For the sake of simplicity, we consider here that the inductor is the only non-ideal component, and that it is equivalent to an inductor and a resistor in series. This assumption is acceptable because an inductor is made of one long wound piece of wire, so it is likely to exhibit a non-negligible parasitic resistance (R_L). Furthermore, current flows through the inductor both in the on and the off states.

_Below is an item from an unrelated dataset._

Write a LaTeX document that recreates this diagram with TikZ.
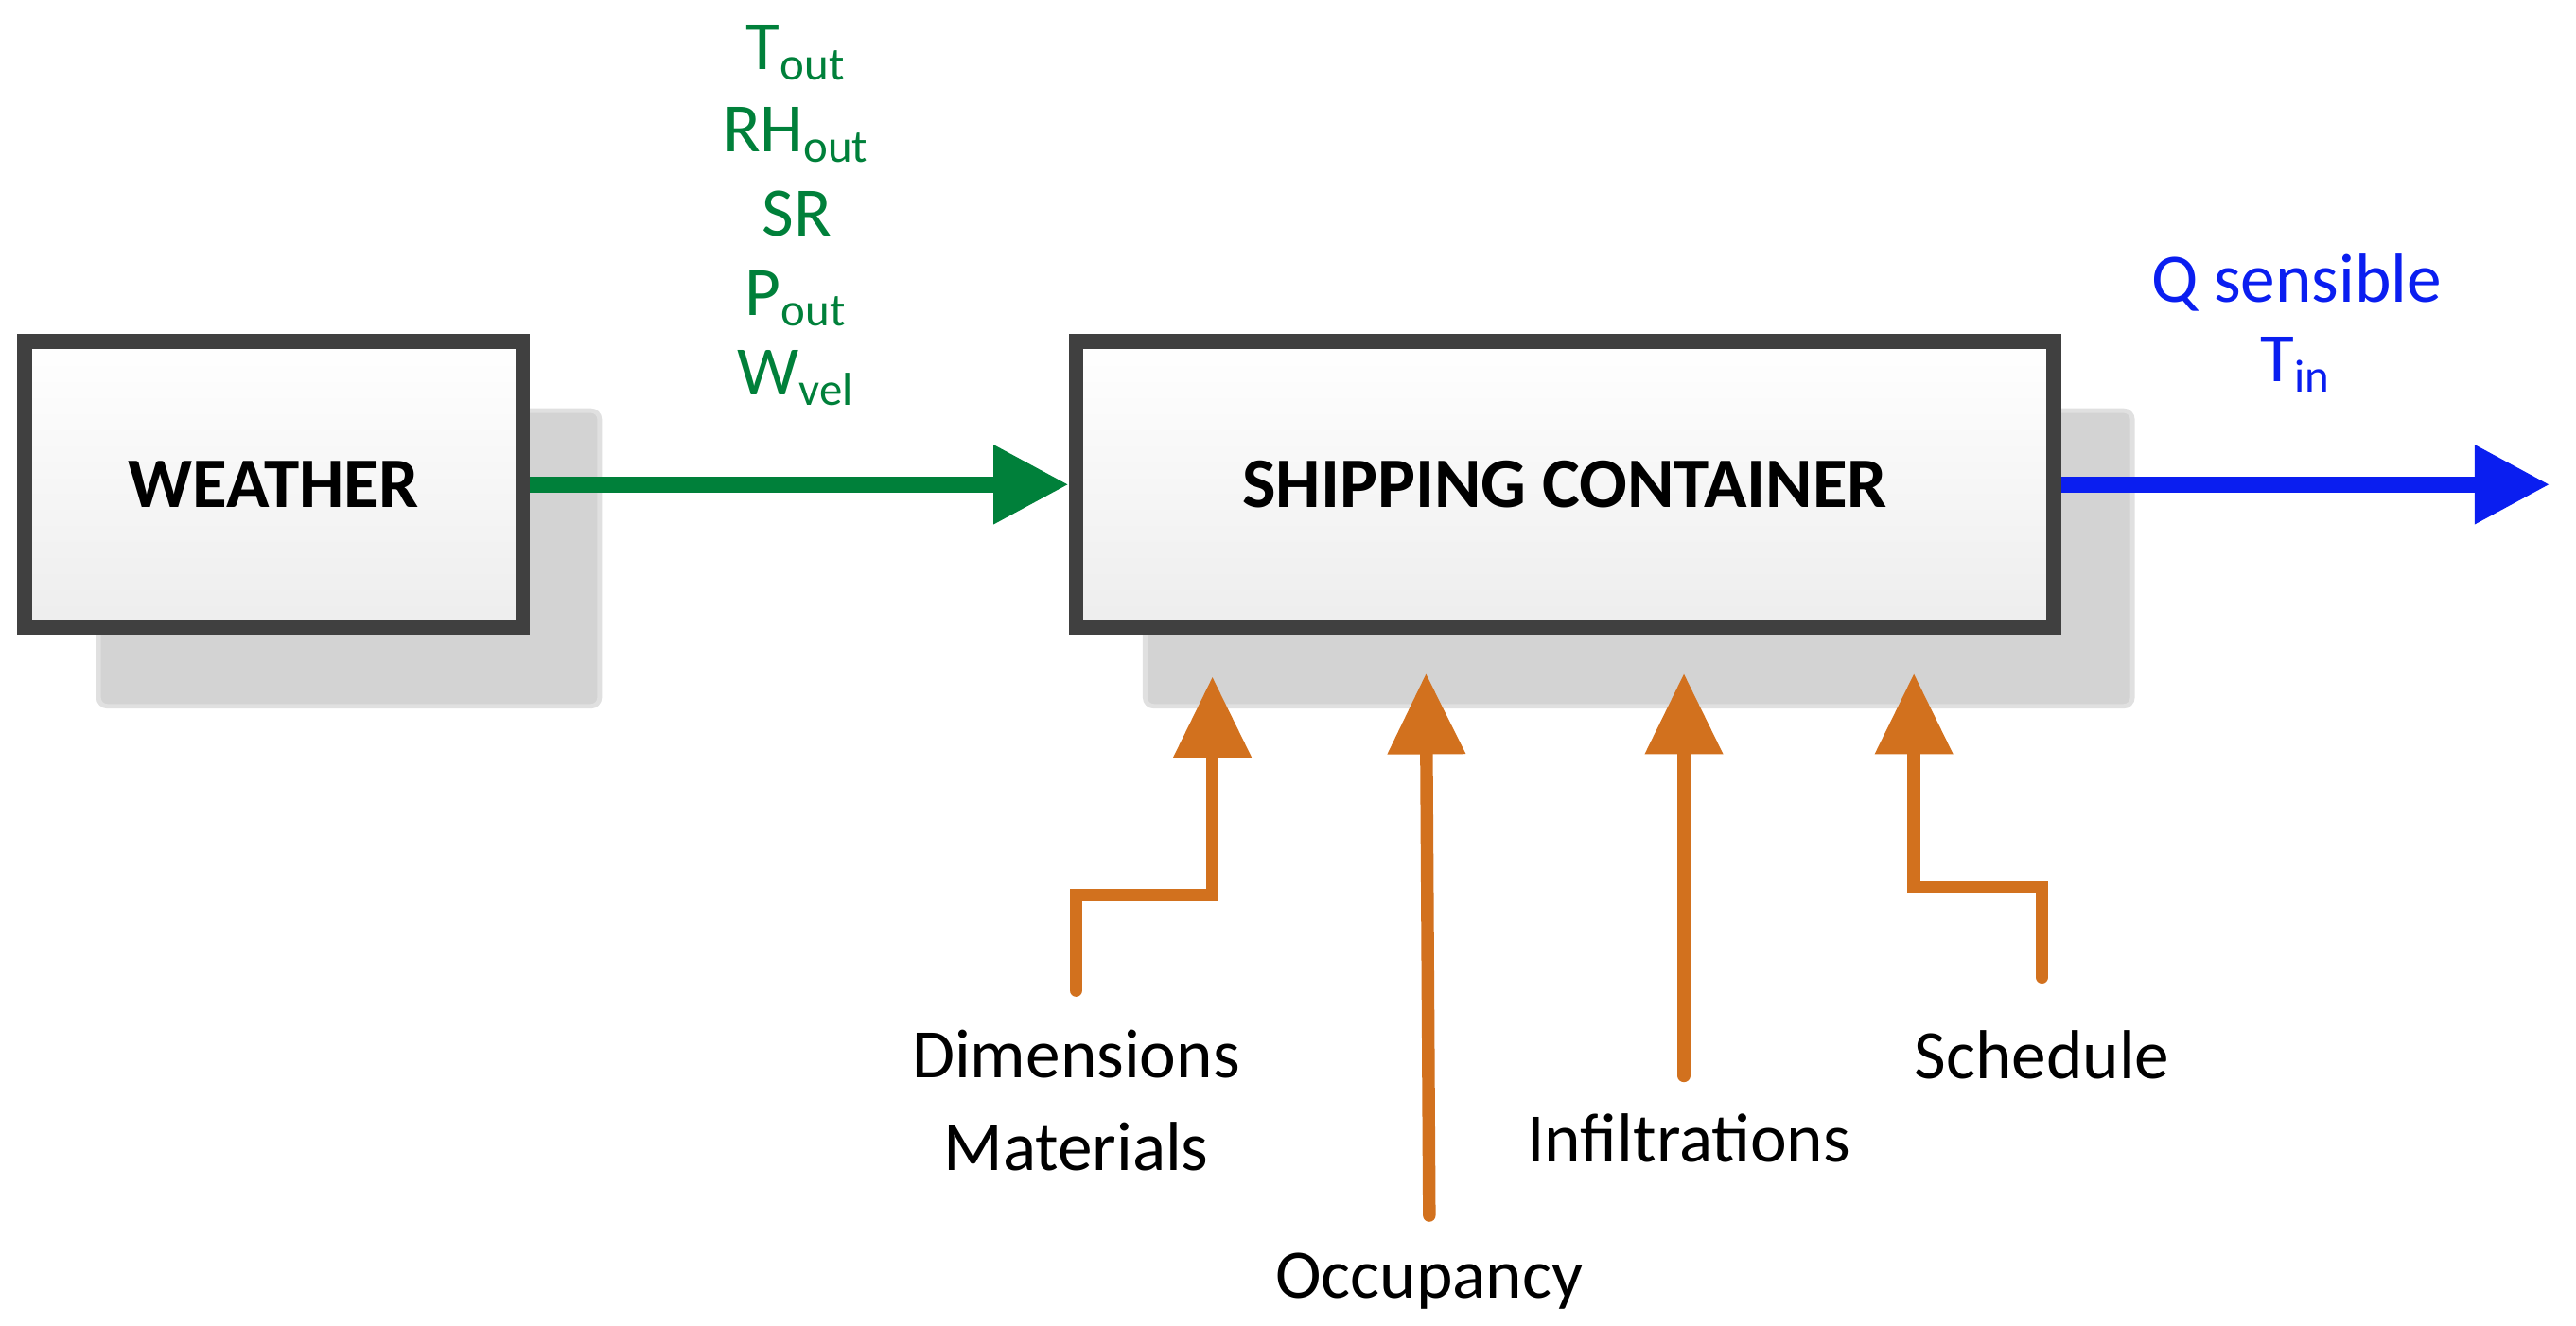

Using the state-space averaging method, we can write:

$V_i=\bar V_L + \bar V_S$

where $\bar V_L$ and $\bar V_S$ are respectively the average voltage across the inductor and the switch over the commutation cycle. If we consider that the converter operates in steady-state, the average current through the inductor is constant. The average voltage across the inductor is:

$\bar V_L=L\frac{\bar{dI_L}}{dt}+R_L\bar I_L=R_L\bar I_L$

When the switch is in the on-state, V_S=0. When it is off, the diode is forward biased (we consider the continuous mode operation), therefore V_S=V_i-V_o. Therefore, the average voltage across the switch is:

$\bar V_S=D\cdot 0 + (1-D)(V_i-V_o)=(1-D)(V_i-V_o)$

The output current is the opposite of the inductor current during the off-state. the average inductor current is therefore:

$\bar I_L=\frac{-I_o}{1-D}$

Assuming the output current and voltage have negligible ripple, the load of the converter can be considered as purely resistive. If R is the resistance of the load, the above expression becomes:

$\bar I_L=\frac{-V_o}{(1-D)R}$

Using the previous equations, the input voltage becomes:

$V_i= R_L\frac{-V_o}{(1-D)R}+ (1-D)(V_i-V_o)$

This can be written as:

$\frac{V_o}{V_i}=\frac{-D}{\frac{R_L}{R(1-D)}+1-D}$

If the inductor resistance is zero, the equation above becomes equal to the one of the ideal case. But as R_L increases, the voltage gain of the converter decreases compared to the ideal case. Furthermore, the influence of R_L increases with the duty cycle. This is summarized in figure 6.